> The task: Spot each line that carries the word "standalone"; copy those lines.
---- Source material
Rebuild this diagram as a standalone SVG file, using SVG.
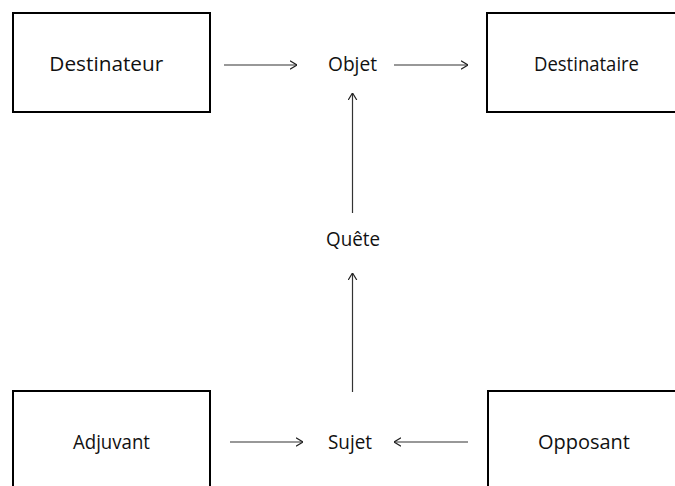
<svg xmlns="http://www.w3.org/2000/svg" width="675" height="486" viewBox="0 0 675 486">
<style>
.box{fill:#fff;stroke:#000;stroke-width:2}
.lbl{font-family:"Open Sans","Liberation Sans",sans-serif;font-size:20px;fill:#111;text-anchor:middle}
.conn{stroke:#333;stroke-width:1.2;fill:none;marker-end:url(#arr)}
</style>
<defs>
<marker id="arr" viewBox="0 0 7 10" refX="7" refY="5" markerWidth="7" markerHeight="10" markerUnits="userSpaceOnUse" orient="auto">
<path d="M0,0.7 L7,5 L0,9.3" fill="none" stroke="#222" stroke-width="1.2"/>
</marker>
</defs>
<rect width="675" height="486" fill="#fff"/>
<g id="destinateur"><rect class="box" x="13" y="13" width="197" height="99"/><text class="lbl" x="106.3" y="71" textLength="114" lengthAdjust="spacingAndGlyphs">Destinateur</text></g>
<g id="objet"><text class="lbl" x="352.5" y="71" textLength="49" lengthAdjust="spacingAndGlyphs">Objet</text></g>
<g id="destinataire"><rect class="box" x="487" y="13" width="200" height="99"/><text class="lbl" x="586.5" y="71" textLength="105" lengthAdjust="spacingAndGlyphs">Destinataire</text></g>
<g id="quete"><text class="lbl" x="353" y="246" textLength="54" lengthAdjust="spacingAndGlyphs">Quête</text></g>
<g id="adjuvant"><rect class="box" x="13" y="391" width="197" height="120"/><text class="lbl" x="111.5" y="449" textLength="77" lengthAdjust="spacingAndGlyphs">Adjuvant</text></g>
<g id="sujet"><text class="lbl" x="350" y="449" textLength="44" lengthAdjust="spacingAndGlyphs">Sujet</text></g>
<g id="opposant"><rect class="box" x="488" y="391" width="200" height="120"/><text class="lbl" x="584" y="449" textLength="92" lengthAdjust="spacingAndGlyphs">Opposant</text></g>
<g id="connectors">
<line class="conn" x1="224" y1="65" x2="297" y2="65"/>
<line class="conn" x1="394" y1="65" x2="468" y2="65"/>
<line class="conn" x1="352.5" y1="213" x2="352.5" y2="93"/>
<line class="conn" x1="352.5" y1="392" x2="352.5" y2="273"/>
<line class="conn" x1="230" y1="442" x2="303" y2="442"/>
<line class="conn" x1="468" y1="442" x2="394" y2="442"/>
</g>
</svg>
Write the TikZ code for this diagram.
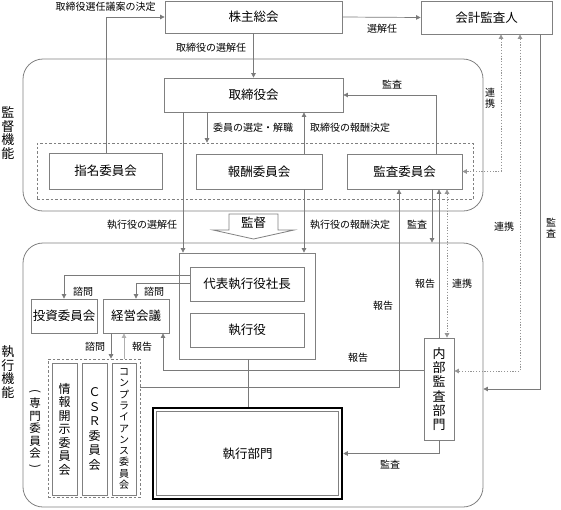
\documentclass[tikz,border=0pt]{standalone}
\usepackage{fontspec}
\usepackage{graphicx}
\setmainfont{Noto Sans CJK JP}
\usetikzlibrary{arrows.meta}
\definecolor{lc}{HTML}{7A7A7A}
\definecolor{bc}{HTML}{808080}
\tikzset{
  box/.style={draw=bc, line width=0.8pt, inner sep=0pt, font=\fontsize{12.5}{14}\selectfont},
  vbox/.style={draw=bc, line width=0.8pt, inner sep=0pt},
  frame/.style={draw=bc, line width=0.8pt, rounded corners=20pt, inner sep=0pt},
  dframe/.style={draw=bc, line width=0.7pt, dashed, dash pattern=on 2.5pt off 2pt, inner sep=0pt},
  lbl/.style={font=\fontsize{10}{12}\selectfont, inner sep=1pt},
  conn/.style={draw=lc, line width=0.7pt},
  arr/.style={conn, -{Triangle[length=4.5pt,width=4.5pt]}},
  dotl/.style={draw=lc!80, line width=0.8pt, dash pattern=on 1.2pt off 1.6pt},
}
\begin{document}
\begin{tikzpicture}[x=1pt,y=-1pt]
\useasboundingbox (0,0) rectangle (561,509);
% frames
\node[frame, minimum width=460pt, minimum height=152pt] (sup) at (253,135) {};
\node[frame, minimum width=460pt, minimum height=264pt] (exe) at (253,375) {};
\node[dframe, minimum width=436pt, minimum height=56pt] (comm) at (255,171) {};
\node[vbox, minimum width=136pt, minimum height=106pt] (grp) at (247,306) {};
\node[dframe, minimum width=92pt, minimum height=138pt] (sen) at (94,428) {};
% side labels
\node[font=\fontsize{13}{13.5}\selectfont, align=center, inner sep=0pt] (lsup) at (8,133) {監\\督\\機\\能};
\node[font=\fontsize{13}{13.5}\selectfont, align=center, inner sep=0pt] (lexe) at (8,372) {執\\行\\機\\能};
% boxes
\node[box, minimum width=177pt, minimum height=32pt] (kabu) at (253.5,17) {株主総会};
\node[box, minimum width=131pt, minimum height=33pt] (kaikei) at (486.5,17.5) {会計監査人};
\node[box, minimum width=179pt, minimum height=34pt] (tori) at (253.5,95) {取締役会};
\node[box, minimum width=113pt, minimum height=36pt] (shimei) at (105.5,171) {指名委員会};
\node[box, minimum width=126pt, minimum height=35pt] (hoshu) at (259,171.5) {報酬委員会};
\node[box, minimum width=115pt, minimum height=35pt] (kansa) at (404.5,171.5) {監査委員会};
\node[box, minimum width=114pt, minimum height=34pt] (daihyo) at (247,284) {代表執行役社長};
\node[box, minimum width=114pt, minimum height=34pt] (shikko) at (247,330) {執行役};
\node[box, minimum width=66pt, minimum height=34pt] (toushi) at (64,316) {投資委員会};
\node[box, minimum width=66pt, minimum height=34pt] (keiei) at (136,316) {経営会議};
\node[vbox, minimum width=25pt, minimum height=132pt, font=\fontsize{12}{13.5}\selectfont, align=center] (joho) at (64.5,429) {情\\報\\開\\示\\委\\員\\会};
\node[vbox, minimum width=25pt, minimum height=132pt, font=\fontsize{12}{14.5}\selectfont, align=center] (csr) at (94.5,429) {Ｃ\\Ｓ\\Ｒ\\委\\員\\会};
\node[vbox, minimum width=24pt, minimum height=132pt, font=\fontsize{10}{11.3}\selectfont, align=center] (comp) at (124,429) {コ\\ン\\プ\\ラ\\イ\\ア\\ン\\ス\\委\\員\\会};
\node[font=\fontsize{11.5}{12.5}\selectfont, align=center, inner sep=0pt] (lsen) at (35,430) {\rotatebox[origin=c]{-90}{(}\\専\\門\\委\\員\\会\\\rotatebox[origin=c]{-90}{)}};
\node[vbox, minimum width=30pt, minimum height=102pt, font=\fontsize{13}{14.3}\selectfont, align=center] (naibu) at (439,389) {内\\部\\監\\査\\部\\門};
\node[draw=black, line width=2.6pt, minimum width=189pt, minimum height=91pt, inner sep=0pt] (bumonout) at (247.5,453.5) {};
\node[draw=bc, line width=0.6pt, minimum width=182pt, minimum height=84pt, inner sep=0pt, font=\fontsize{12.5}{14}\selectfont] (bumon) at (247.5,453.5) {執行部門};
% supervision block arrow
\draw[draw=bc, fill=white, line width=0.8pt] (229,214) -- (278,214) -- (278,230) -- (294,230) -- (253.5,239) -- (213,230) -- (229,230) -- cycle;
\node[font=\fontsize{12.5}{14}\selectfont] (kantoku) at (253.5,223) {監督};
% connectors
\draw[arr] (shimei.north -| 106,0) |- (kabu.west);
\node[lbl] (l1) at (105.5,7) {取締役選任議案の決定};
\draw[arr] (kabu.south) -- (tori.north);
\node[lbl] (l2) at (211,48) {取締役の選解任};
\draw[arr] (kabu.east) -- (kaikei.west);
\node[lbl] (l3) at (382,29) {選解任};
\draw[arr] (tori.south -| 207,0) -- (comm.north -| 207,0);
\node[lbl] (l4) at (253,128) {委員の選定・解職};
\draw[arr] (hoshu.north -| 304,0) -- (tori.south -| 304,0);
\node[lbl] (l5) at (350,128) {取締役の報酬決定};
\draw[arr] (kansa.north -| 436,0) |- (tori.east);
\node[lbl] (l6) at (392,85) {監査};
\draw[arr] (tori.south -| 183,0) -- (grp.north -| 183,0);
\node[lbl] (l7) at (142,225) {執行役の選解任};
\draw[arr] (hoshu.south -| 304,0) -- (grp.north -| 304,0);
\node[lbl] (l8) at (350,225) {執行役の報酬決定};
\draw[arr] (kansa.south -| 432,0) -- (exe.north -| 432,0);
\node[lbl] (l9) at (417,225) {監査};
\draw[arr] (naibu.north) -- (kansa.south -| naibu.north);
\node[lbl] (l10) at (425,284) {報告};
\draw[dotl, {Triangle[length=4.5pt,width=4.5pt]}-{Triangle[length=4.5pt,width=4.5pt]}] (kansa.south -| 447,0) -- (naibu.north -| 447,0);
\node[lbl] (l11) at (462,284) {連携};
\draw[arr] (sen.east |- 0,387) -| (kansa.south -| 399,0);
\node[lbl] (l12) at (383,306) {報告};
\draw[arr] (naibu.west |- 0,370) -| (keiei.south -| 163,0);
\node[lbl] (l13) at (358,358) {報告};
\draw[arr] (daihyo.west |- 0,275) -| (toushi.north);
\node[lbl] (l14) at (83,292) {諮問};
\draw[arr] (daihyo.west |- 0,283) -| (keiei.north);
\node[lbl] (l15) at (154,292) {諮問};
\draw[arr] (keiei.south -| 111,0) -- (sen.north -| 111,0);
\node[lbl] (l16) at (95,347) {諮問};
\draw[arr, draw=lc!60] (sen.north -| 124,0) -- (keiei.south -| 124,0);
\node[lbl] (l17) at (142,347) {報告};
\draw[conn] (grp.south -| 248,0) -- (bumonout.north -| 248,0);
\draw[arr] (naibu.south) |- (bumonout.east);
\node[lbl] (l18) at (390,465) {監査};
\draw[dotl, {Triangle[length=4.5pt,width=4.5pt]}-{Triangle[length=4.5pt,width=4.5pt]}] (kaikei.south -| 501,0) |- (kansa.east);
\node[lbl, align=center, font=\fontsize{10}{11.5}\selectfont] (l19) at (490,98) {連\\携};
\draw[dotl, {Triangle[length=4.5pt,width=4.5pt]}-{Triangle[length=4.5pt,width=4.5pt]}] (kaikei.south -| 520,0) |- (naibu.east |- 0,371);
\node[lbl] (l20) at (504,227) {連携};
\draw[arr] (kaikei.south -| 540,0) |- (exe.east |- 0,389);
\node[lbl, align=center, font=\fontsize{10}{11.5}\selectfont] (l21) at (551,228) {監\\査};
\end{tikzpicture}
\end{document}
--------
> Answer to the problem:
Rebuild this diagram as a standalone SVG file, using SVG.
\documentclass[tikz,border=0pt]{standalone}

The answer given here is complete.